Tagging two columns 'sp_depressn' and 'sp_diabetes' with a higher security access (sec-2) while the table gets a security access level of sec-5( inherited from database):

In [None]:
table_columns_add_lf_tags_to_resource_response = lfc.add_lf_tags_to_resource(
    CatalogId=catalog_id,
    Resource={
        'TableWithColumns': {
            'CatalogId': catalog_id,
            'DatabaseName': secured_glue_db,
            'Name': 'beneficiary_summary',
            'ColumnNames': [
                'sp_depressn',
                'sp_diabetes'
            ]
        },
    },
    LFTags=[
        {
            'CatalogId': catalog_id,
            'TagKey': orbit_env_lf_tag_key,
            'TagValues': [
                'sec-2',
            ]
        },
    ]
)

In [None]:
assert 200 == table_columns_add_lf_tags_to_resource_response['ResponseMetadata']['HTTPStatusCode']


---
## Securing the Database Using LakeFormation

Lastly, after securing our tables in our database, we have a few more steps to finalize our LakeFormation.

#### Registering Database

Registering our s3 bucket ARN registers the resource as managed by the Data Catalog. By establishing **UseServiceLinkedRole=True** we designates an AWS IAM service-linked role by registering this role with the Data Catalog.

Our lake formation can now access our secured bucket and work with our data:

In [None]:
reg_s3_location_response = lfc.register_resource(ResourceArn=f"arn:aws:s3:::{secured_lake_bucket}",UseServiceLinkedRole=True)


In [None]:
assert 200 == reg_s3_location_response['ResponseMetadata']['HTTPStatusCode']

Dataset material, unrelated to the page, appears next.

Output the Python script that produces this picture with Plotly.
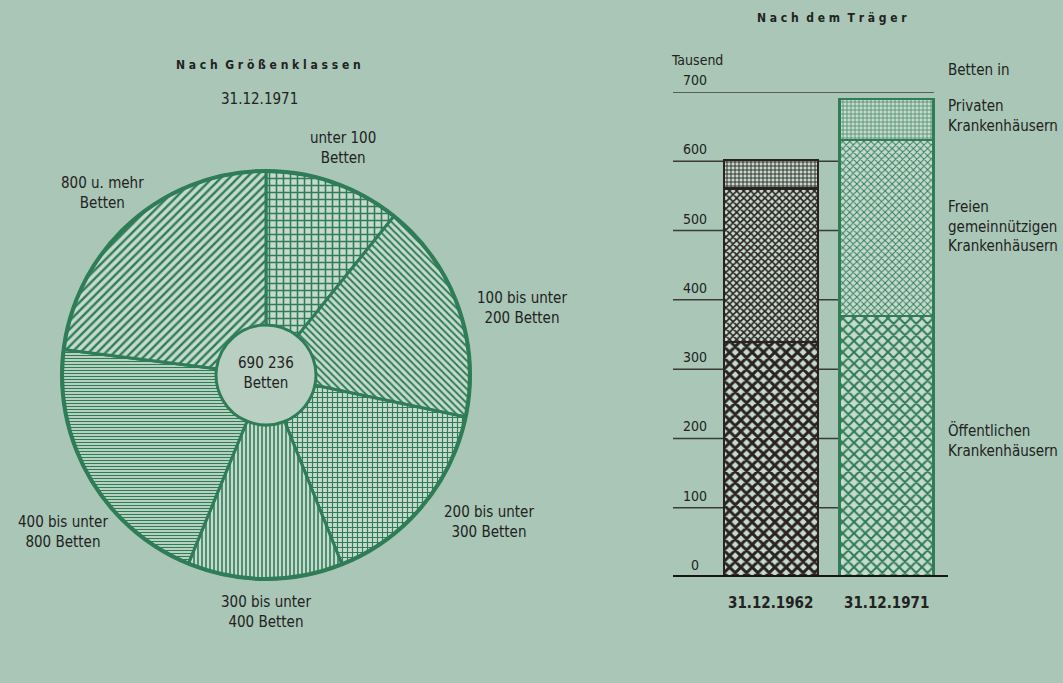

#### Revoking IAM Default Permissions

In our default account settings,  we are using the "Use only IAM Access control for new databases".  Therefore our new database is providing Super access to all IAM users.  In the next cell , we will revoke this privilieges to leave only the specific Orbit Lake User IAM role.

In [None]:
def revoke_database_tables_super_permissions(database_name):
    response = gluec.get_tables(
        DatabaseName=database_name
    )
    for table in response['TableList']:
        try:
            response = lfc.revoke_permissions(
                Principal={
                    'DataLakePrincipalIdentifier': 'IAM_ALLOWED_PRINCIPALS'
                },
                Resource={
                    'Table': {
                        'DatabaseName': database_name,
                        'Name': table['Name']
                    }
                },
                Permissions=[
                    'ALL'
                ]
            )
        except lfc.exceptions.InvalidInputException as err:
            print(err)
revoke_database_tables_super_permissions(secured_glue_db)

In [None]:
def revoke_database_super_permissions(database_name):
    try:
        response = lfc.revoke_permissions(
            Principal={
                'DataLakePrincipalIdentifier': 'IAM_ALLOWED_PRINCIPALS'
            },
            Resource={
                'Database': {
                    'CatalogId': catalog_id,
                    'Name': database_name
                },
            },
            Permissions=[
                'ALL'
            ]
        )
    except lfc.exceptions.InvalidInputException as err:
            print(err)
revoke_database_super_permissions(secured_glue_db)


In [None]:
#Used for cleanup operations.
def grant_creator_drop_permission(database_name):
    response = lfc.grant_permissions(
        CatalogId=catalog_id,
        Principal={
            'DataLakePrincipalIdentifier': orbit_lake_creator_role_arn
        },
        Resource={
            'Database': {
                'CatalogId': catalog_id,
                'Name': database_name
            }
        },
        Permissions=[
            'DROP'
        ]
    )
    print(response)
grant_creator_drop_permission(secured_glue_db)



# Quick check on the created tables.


In [None]:
%reload_ext sql
%config SqlMagic.autocommit=False # for engines that do not support autommit
athena = get_athena()


In [None]:
%connect_to_athena -database secured_glue_db


In [None]:
%sql select * from {secured_glue_db}.inpatient_claims limit 1

In [None]:
%sql select sp_depressn, sp_diabetes from {secured_glue_db}.beneficiary_summary limit 1

In [None]:
%sql select clm_pmt_amt, nch_prmry_pyr_clm_pd_amt from {secured_glue_db}.outpatient_claims limit 1

# End of orbit lake creator demo notebook.